David tells his wife: “That’s how families work, too. You think you’re free of them, but you’re never really free; the ripples are crimped in forever.”

The moment is vintage Tyler: the epiphany that will surprise no one, a clever rephrasing of conventional wisdom that merely affirms what we already believe. It’s why some (mostly male) critics have, over the years, dismissed her work as sentimental — the defining characteristic of the genre known as “women’s fiction.” It’s a publishing euphemism that carries more than a whiff of misogyny, implying that fiction written by and about women is by definition something less than literature — heartwarming rather than cerebral, reassuring rather than challenging.
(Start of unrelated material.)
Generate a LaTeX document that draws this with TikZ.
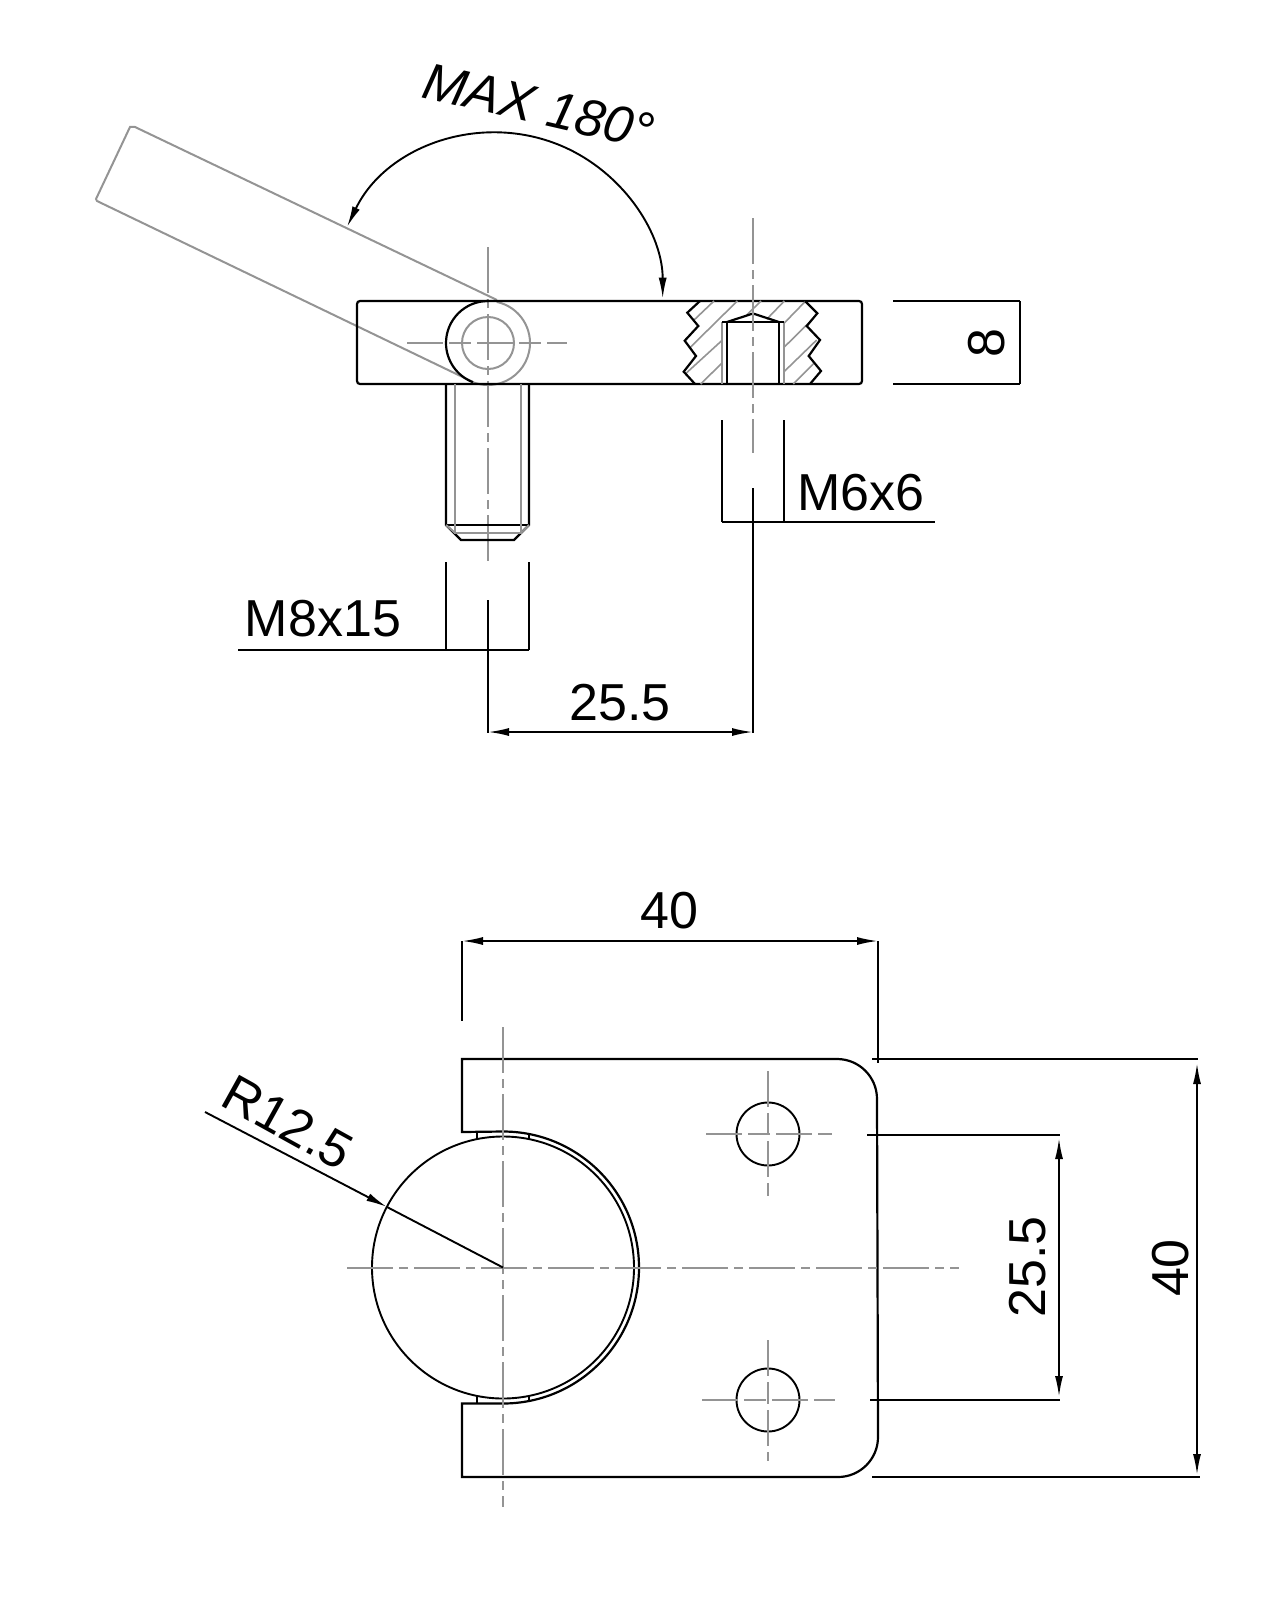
\documentclass[tikz,border=0pt]{standalone}
\usepackage{fontspec}
\setmainfont{Liberation Sans}
\usetikzlibrary{arrows.meta}
\tikzset{
  outline/.style={line width=2.2pt,color=black},
  dimline/.style={line width=1.9pt,color=black},
  greyline/.style={line width=2pt,color=black!42},
  centreline/.style={line width=2pt,color=black!42,dash pattern=on 46pt off 6pt on 9pt off 6pt},
  smallcentre/.style={line width=2pt,color=black!42,dash pattern=on 36pt off 6pt on 22pt off 6pt},
  dimarrow/.style={dimline,{Latex[length=21pt,width=8pt]}-{Latex[length=21pt,width=8pt]}},
  dimtext/.style={font=\fontsize{52}{60}\selectfont,inner sep=0pt}
}
\begin{document}
\begin{tikzpicture}[x=1pt,y=-1pt]
\useasboundingbox (0,0) rectangle (1280,1600);
\coordinate (pin) at (488,343);
\coordinate (hole) at (753,343);
\coordinate (bore) at (503,1267.5);
\coordinate (swing) at (497,299);

\draw[greyline] (497,300) -- (135,127) -- (130,127) -- (96,199) -- (97,201) -- (473,382);
\draw[centreline] (488,247) -- (488,565);
\draw[smallcentre] (407,343) -- (567,343);
\draw[greyline] (pin) circle[radius=26];
\draw[greyline] (pin) ++(-78:42) arc[start angle=-78,end angle=111,radius=42];
\draw[outline] (pin) ++(-90:42) arc[start angle=-90,end angle=-249,radius=42];
\draw[outline,rounded corners=3pt] (488,301) -- (357,301) -- (357,384) -- (862,384) -- (862,301) -- cycle;
\draw[outline] (446,384) -- (446,525) -- (461,540) -- (514,540) -- (529,525) -- (529,384);
\draw[outline] (446,525) -- (529,525);
\draw[greyline] (455,384) -- (455,533) -- (521,533) -- (521,384);
\draw[greyline] (446,525) -- (455,533) (529,525) -- (521,533);

\foreach \xa/\ya/\xb/\yb in {714/301/693.3/320.7,737.3/301/689.3/348.3,761/301/746.7/315,784.3/301/766.7/319.3,805/301.7/784/323.3,811.7/320/784/347.3,816.7/340/784/371.7,813.3/364/793.3/384,721.7/340.7/686/373.3,721.7/363.3/700.7/384}
  \draw[greyline,line width=1.6pt] (\xa,\ya) -- (\xb,\yb);
\draw[greyline] (722,322) -- (722,384) (784,322) -- (784,384);
\draw[outline] (700,301) -- (687.3,312.7) -- (698.3,326) -- (684.7,340.7) -- (696,356) -- (683.7,371.7) -- (695,384);
\draw[outline] (805,301) -- (817.3,313.3) -- (806.7,326) -- (820,340) -- (808.7,356) -- (821,371) -- (810,384);
\draw[outline] (727,384) -- (727,322) -- (779,322) -- (779,384);
\draw[outline] (722,322) -- (784,322);
\draw[outline] (727,322) -- (753,313.5) -- (779,322);
\draw[centreline] (hole |- 0,218) -- (hole |- 0,453);

\draw[dimline,{Latex[length=21pt,width=8pt]}-{Latex[length=21pt,width=8pt]}] (347,227) arc[start angle=-154.4,end angle=0,radius=166];
\node[dimtext,rotate=-13,font=\fontsize{52}{60}\selectfont\itshape] (maxangle) at (539,106) {MAX 180°};

\draw[dimline] (893,301) -- (1020,301);
\draw[dimline] (893,384) -- (1020,384);
\draw[dimline] (1020,301) -- (1020,384);
\node[dimtext,rotate=90] (dimthick) at (987,343) {8};
\draw[dimline] (722,420) -- (722,522) (784,420) -- (784,522);
\draw[dimline] (722,522) -- (935,522);
\node[dimtext] (dimhole) at (861,493) {M6x6};
\draw[dimline] (446,562) -- (446,650) (529,562) -- (529,650);
\draw[dimline] (238,650) -- (529,650);
\node[dimtext] (dimstud) at (323,619) {M8x15};
\draw[dimline] (488,600) -- (488,733);
\draw[dimline] (753,488) -- (753,733);
\draw[dimarrow] (488,732) -- (753,732);
\node[dimtext] (dimpitch) at (620,703) {25.5};

\draw[outline] (462,1132) -- (462,1059) -- (837,1059) arc[start angle=-90,end angle=0,radius=40] -- (878,1437) arc[start angle=0,end angle=90,radius=40] -- (462,1477) -- (462,1403.5) -- (503,1403.5) arc[start angle=90,end angle=-90,radius=136] -- cycle;
\draw[dimline] (bore) circle[radius=131];
\draw[dimline] (477,1132) -- (477,1139) (477,1403) -- (477,1396);
\draw[dimline] (529,1133.5) -- (529,1139) (529,1401.5) -- (529,1396);
\draw[centreline] (bore |- 0,1027) -- (bore |- 0,1507);
\draw[centreline] (347,1267.5) -- (959,1267.5);
\foreach \yh/\ya/\yb/\xa/\xb in {1134/1071/1196/706/832,1400/1340/1461/702/835} {
  \draw[dimline] (768,\yh) circle[radius=31.5];
  \draw[smallcentre] (768,\ya) -- (768,\yb);
  \draw[smallcentre] (\xa,\yh) -- (\xb,\yh);
}

\draw[dimarrow] (462,941) -- (878,941);
\draw[dimline] (462,941) -- (462,1021);
\draw[dimline] (878,941) -- (878,1063);
\node[dimtext] (dimwidth) at (669,911) {40};
\draw[dimline] (872,1059) -- (1198,1059);
\draw[dimline] (872,1477) -- (1200,1477);
\draw[dimarrow] (1197,1063) -- (1197,1475);
\node[dimtext,rotate=90] (dimheight) at (1171,1268) {40};
\draw[dimline] (867,1135) -- (1060,1135);
\draw[dimline] (870,1400) -- (1060,1400);
\draw[dimarrow] (1059,1138) -- (1059,1397);
\node[dimtext,rotate=90] (dimholes) at (1028,1267) {25.5};

\draw[dimline,-{Latex[length=21pt,width=8pt]}] (205,1112) -- (387,1207);
\draw[dimline] (387,1207) -- (bore);
\node[dimtext,rotate=-29] (dimradius) at (288,1122) {R12.5};
\end{tikzpicture}
\end{document}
To be sure, over her long career Tyler has occasionally fallen into these traps. (See “A Patchwork Planet.”) But “French Braid” is the opposite of reassuring. The novel is imbued with an old-school feminism of a kind currently unfashionable. It looks squarely at the consequences of stifled female ambition — to the woman herself, and to those in her orbit.

For all its charm, “French Braid” is a quietly subversive novel, tacklinging fundamental assumptions about womanhood, motherhood and female aging. Contrary to the message of a thousand self-help books, Mercy’s efforts to begin a career at midlife are fruitless. She advertises her services in neighborhood grocery stores, on laundromat bulletin boards: “Let a Professional Artist Paint Your House’s Portrait.” After decades as a housewife, domestic life is her only subject.

In mourning the lost possibilities of Mercy’s life, Tyler takes aim at a sentimental trope deeply embedded in American culture. The feminist movement notwithstanding, popular culture (not to mention “women’s fiction”) still clings to the notion of motherhood as the ultimate emotional fulfillment, the great and crowning satisfaction of a woman’s life. For Mercy Garrett, that simply isn’t the case.